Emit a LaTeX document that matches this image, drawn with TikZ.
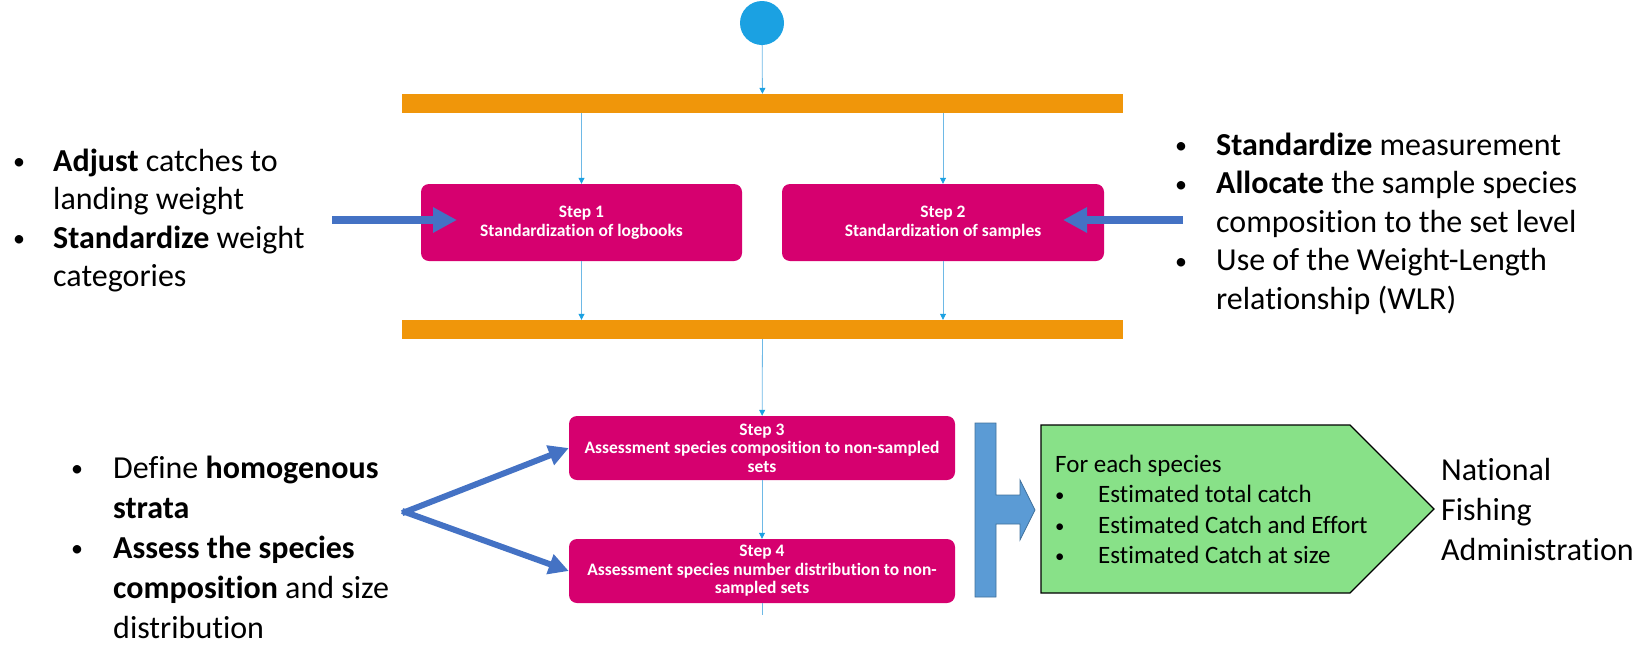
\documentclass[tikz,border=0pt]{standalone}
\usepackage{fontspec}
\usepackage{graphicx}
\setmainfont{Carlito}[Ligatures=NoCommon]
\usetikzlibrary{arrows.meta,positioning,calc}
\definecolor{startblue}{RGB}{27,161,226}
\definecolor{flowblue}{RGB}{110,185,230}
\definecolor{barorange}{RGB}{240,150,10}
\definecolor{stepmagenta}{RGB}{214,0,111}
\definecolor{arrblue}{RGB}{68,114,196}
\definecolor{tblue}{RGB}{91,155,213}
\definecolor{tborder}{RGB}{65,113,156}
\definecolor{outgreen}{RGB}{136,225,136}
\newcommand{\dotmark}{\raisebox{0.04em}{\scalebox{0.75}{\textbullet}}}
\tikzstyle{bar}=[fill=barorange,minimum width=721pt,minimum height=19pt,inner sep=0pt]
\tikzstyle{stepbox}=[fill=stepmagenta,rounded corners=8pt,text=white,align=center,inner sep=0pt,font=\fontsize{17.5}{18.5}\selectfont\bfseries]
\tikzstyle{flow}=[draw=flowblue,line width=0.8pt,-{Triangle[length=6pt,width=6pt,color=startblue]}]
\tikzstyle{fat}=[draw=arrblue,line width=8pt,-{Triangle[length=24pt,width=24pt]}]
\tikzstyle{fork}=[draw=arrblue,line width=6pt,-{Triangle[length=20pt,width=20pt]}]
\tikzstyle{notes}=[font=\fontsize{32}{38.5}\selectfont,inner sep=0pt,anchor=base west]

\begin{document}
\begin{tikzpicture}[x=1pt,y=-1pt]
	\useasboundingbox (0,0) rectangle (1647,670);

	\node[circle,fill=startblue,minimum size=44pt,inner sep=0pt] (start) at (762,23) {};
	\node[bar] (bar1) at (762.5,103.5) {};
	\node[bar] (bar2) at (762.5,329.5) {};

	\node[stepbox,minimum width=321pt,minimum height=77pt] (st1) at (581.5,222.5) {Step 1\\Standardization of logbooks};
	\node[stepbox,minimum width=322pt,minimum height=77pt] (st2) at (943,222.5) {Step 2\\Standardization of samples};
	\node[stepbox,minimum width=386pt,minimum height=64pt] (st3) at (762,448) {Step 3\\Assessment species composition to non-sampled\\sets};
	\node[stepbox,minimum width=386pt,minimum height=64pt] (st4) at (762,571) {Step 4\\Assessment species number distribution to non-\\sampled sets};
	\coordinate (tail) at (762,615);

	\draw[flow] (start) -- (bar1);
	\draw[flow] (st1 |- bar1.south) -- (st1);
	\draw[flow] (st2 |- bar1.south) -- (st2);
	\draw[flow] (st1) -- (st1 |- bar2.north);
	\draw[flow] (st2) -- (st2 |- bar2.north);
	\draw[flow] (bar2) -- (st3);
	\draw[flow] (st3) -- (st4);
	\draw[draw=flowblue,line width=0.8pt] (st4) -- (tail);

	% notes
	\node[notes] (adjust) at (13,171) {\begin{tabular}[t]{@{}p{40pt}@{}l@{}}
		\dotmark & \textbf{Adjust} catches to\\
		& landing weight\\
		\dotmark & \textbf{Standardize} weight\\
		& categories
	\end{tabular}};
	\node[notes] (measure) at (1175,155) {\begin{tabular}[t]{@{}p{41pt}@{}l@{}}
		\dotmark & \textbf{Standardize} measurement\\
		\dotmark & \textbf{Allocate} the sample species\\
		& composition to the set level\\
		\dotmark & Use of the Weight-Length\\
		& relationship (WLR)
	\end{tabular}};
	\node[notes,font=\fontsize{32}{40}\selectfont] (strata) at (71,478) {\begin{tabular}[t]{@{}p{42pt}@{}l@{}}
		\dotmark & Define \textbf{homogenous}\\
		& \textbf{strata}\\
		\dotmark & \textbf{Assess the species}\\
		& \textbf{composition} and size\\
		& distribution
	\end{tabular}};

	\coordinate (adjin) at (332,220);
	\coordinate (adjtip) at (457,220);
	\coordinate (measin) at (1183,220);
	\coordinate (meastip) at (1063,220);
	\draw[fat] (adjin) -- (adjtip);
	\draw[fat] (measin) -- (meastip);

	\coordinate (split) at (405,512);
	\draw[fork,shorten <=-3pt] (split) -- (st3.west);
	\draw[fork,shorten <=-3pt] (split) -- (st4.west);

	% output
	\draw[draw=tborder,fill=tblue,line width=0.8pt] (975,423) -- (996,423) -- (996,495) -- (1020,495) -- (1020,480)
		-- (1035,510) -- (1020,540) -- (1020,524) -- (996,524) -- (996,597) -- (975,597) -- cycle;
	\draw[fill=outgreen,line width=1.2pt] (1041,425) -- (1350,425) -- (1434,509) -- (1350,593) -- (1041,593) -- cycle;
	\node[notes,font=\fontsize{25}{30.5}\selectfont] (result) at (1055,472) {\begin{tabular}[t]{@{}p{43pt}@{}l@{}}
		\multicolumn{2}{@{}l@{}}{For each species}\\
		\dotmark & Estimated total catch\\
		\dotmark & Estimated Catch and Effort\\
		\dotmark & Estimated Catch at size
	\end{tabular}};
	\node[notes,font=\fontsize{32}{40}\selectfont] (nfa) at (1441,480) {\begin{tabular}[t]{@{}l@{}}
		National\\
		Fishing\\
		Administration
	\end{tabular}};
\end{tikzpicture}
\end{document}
--*--
_EXERCISE DETAILS_
All the lines above are to be given again exactly as they read, with the pictures removed.

_OUTPUT OF THE TASK_
Emit a LaTeX document that matches this image, drawn with TikZ.
\documentclass[tikz,border=0pt]{standalone}
\usepackage{fontspec}
\usepackage{graphicx}
\setmainfont{Carlito}[Ligatures=NoCommon]
\usetikzlibrary{arrows.meta,positioning,calc}
\definecolor{startblue}{RGB}{27,161,226}
\definecolor{flowblue}{RGB}{110,185,230}
\definecolor{barorange}{RGB}{240,150,10}
\definecolor{stepmagenta}{RGB}{214,0,111}
\definecolor{arrblue}{RGB}{68,114,196}
\definecolor{tblue}{RGB}{91,155,213}
\definecolor{tborder}{RGB}{65,113,156}
\definecolor{outgreen}{RGB}{136,225,136}
\newcommand{\dotmark}{\raisebox{0.04em}{\scalebox{0.75}{\textbullet}}}
\tikzstyle{bar}=[fill=barorange,minimum width=721pt,minimum height=19pt,inner sep=0pt]
\tikzstyle{stepbox}=[fill=stepmagenta,rounded corners=8pt,text=white,align=center,inner sep=0pt,font=\fontsize{17.5}{18.5}\selectfont\bfseries]
\tikzstyle{flow}=[draw=flowblue,line width=0.8pt,-{Triangle[length=6pt,width=6pt,color=startblue]}]
\tikzstyle{fat}=[draw=arrblue,line width=8pt,-{Triangle[length=24pt,width=24pt]}]
\tikzstyle{fork}=[draw=arrblue,line width=6pt,-{Triangle[length=20pt,width=20pt]}]
\tikzstyle{notes}=[font=\fontsize{32}{38.5}\selectfont,inner sep=0pt,anchor=base west]

\begin{document}
\begin{tikzpicture}[x=1pt,y=-1pt]
	\useasboundingbox (0,0) rectangle (1647,670);

	\node[circle,fill=startblue,minimum size=44pt,inner sep=0pt] (start) at (762,23) {};
	\node[bar] (bar1) at (762.5,103.5) {};
	\node[bar] (bar2) at (762.5,329.5) {};

	\node[stepbox,minimum width=321pt,minimum height=77pt] (st1) at (581.5,222.5) {Step 1\\Standardization of logbooks};
	\node[stepbox,minimum width=322pt,minimum height=77pt] (st2) at (943,222.5) {Step 2\\Standardization of samples};
	\node[stepbox,minimum width=386pt,minimum height=64pt] (st3) at (762,448) {Step 3\\Assessment species composition to non-sampled\\sets};
	\node[stepbox,minimum width=386pt,minimum height=64pt] (st4) at (762,571) {Step 4\\Assessment species number distribution to non-\\sampled sets};
	\coordinate (tail) at (762,615);

	\draw[flow] (start) -- (bar1);
	\draw[flow] (st1 |- bar1.south) -- (st1);
	\draw[flow] (st2 |- bar1.south) -- (st2);
	\draw[flow] (st1) -- (st1 |- bar2.north);
	\draw[flow] (st2) -- (st2 |- bar2.north);
	\draw[flow] (bar2) -- (st3);
	\draw[flow] (st3) -- (st4);
	\draw[draw=flowblue,line width=0.8pt] (st4) -- (tail);

	% notes
	\node[notes] (adjust) at (13,171) {\begin{tabular}[t]{@{}p{40pt}@{}l@{}}
		\dotmark & \textbf{Adjust} catches to\\
		& landing weight\\
		\dotmark & \textbf{Standardize} weight\\
		& categories
	\end{tabular}};
	\node[notes] (measure) at (1175,155) {\begin{tabular}[t]{@{}p{41pt}@{}l@{}}
		\dotmark & \textbf{Standardize} measurement\\
		\dotmark & \textbf{Allocate} the sample species\\
		& composition to the set level\\
		\dotmark & Use of the Weight-Length\\
		& relationship (WLR)
	\end{tabular}};
	\node[notes,font=\fontsize{32}{40}\selectfont] (strata) at (71,478) {\begin{tabular}[t]{@{}p{42pt}@{}l@{}}
		\dotmark & Define \textbf{homogenous}\\
		& \textbf{strata}\\
		\dotmark & \textbf{Assess the species}\\
		& \textbf{composition} and size\\
		& distribution
	\end{tabular}};

	\coordinate (adjin) at (332,220);
	\coordinate (adjtip) at (457,220);
	\coordinate (measin) at (1183,220);
	\coordinate (meastip) at (1063,220);
	\draw[fat] (adjin) -- (adjtip);
	\draw[fat] (measin) -- (meastip);

	\coordinate (split) at (405,512);
	\draw[fork,shorten <=-3pt] (split) -- (st3.west);
	\draw[fork,shorten <=-3pt] (split) -- (st4.west);

	% output
	\draw[draw=tborder,fill=tblue,line width=0.8pt] (975,423) -- (996,423) -- (996,495) -- (1020,495) -- (1020,480)
		-- (1035,510) -- (1020,540) -- (1020,524) -- (996,524) -- (996,597) -- (975,597) -- cycle;
	\draw[fill=outgreen,line width=1.2pt] (1041,425) -- (1350,425) -- (1434,509) -- (1350,593) -- (1041,593) -- cycle;
	\node[notes,font=\fontsize{25}{30.5}\selectfont] (result) at (1055,472) {\begin{tabular}[t]{@{}p{43pt}@{}l@{}}
		\multicolumn{2}{@{}l@{}}{For each species}\\
		\dotmark & Estimated total catch\\
		\dotmark & Estimated Catch and Effort\\
		\dotmark & Estimated Catch at size
	\end{tabular}};
	\node[notes,font=\fontsize{32}{40}\selectfont] (nfa) at (1441,480) {\begin{tabular}[t]{@{}l@{}}
		National\\
		Fishing\\
		Administration
	\end{tabular}};
\end{tikzpicture}
\end{document}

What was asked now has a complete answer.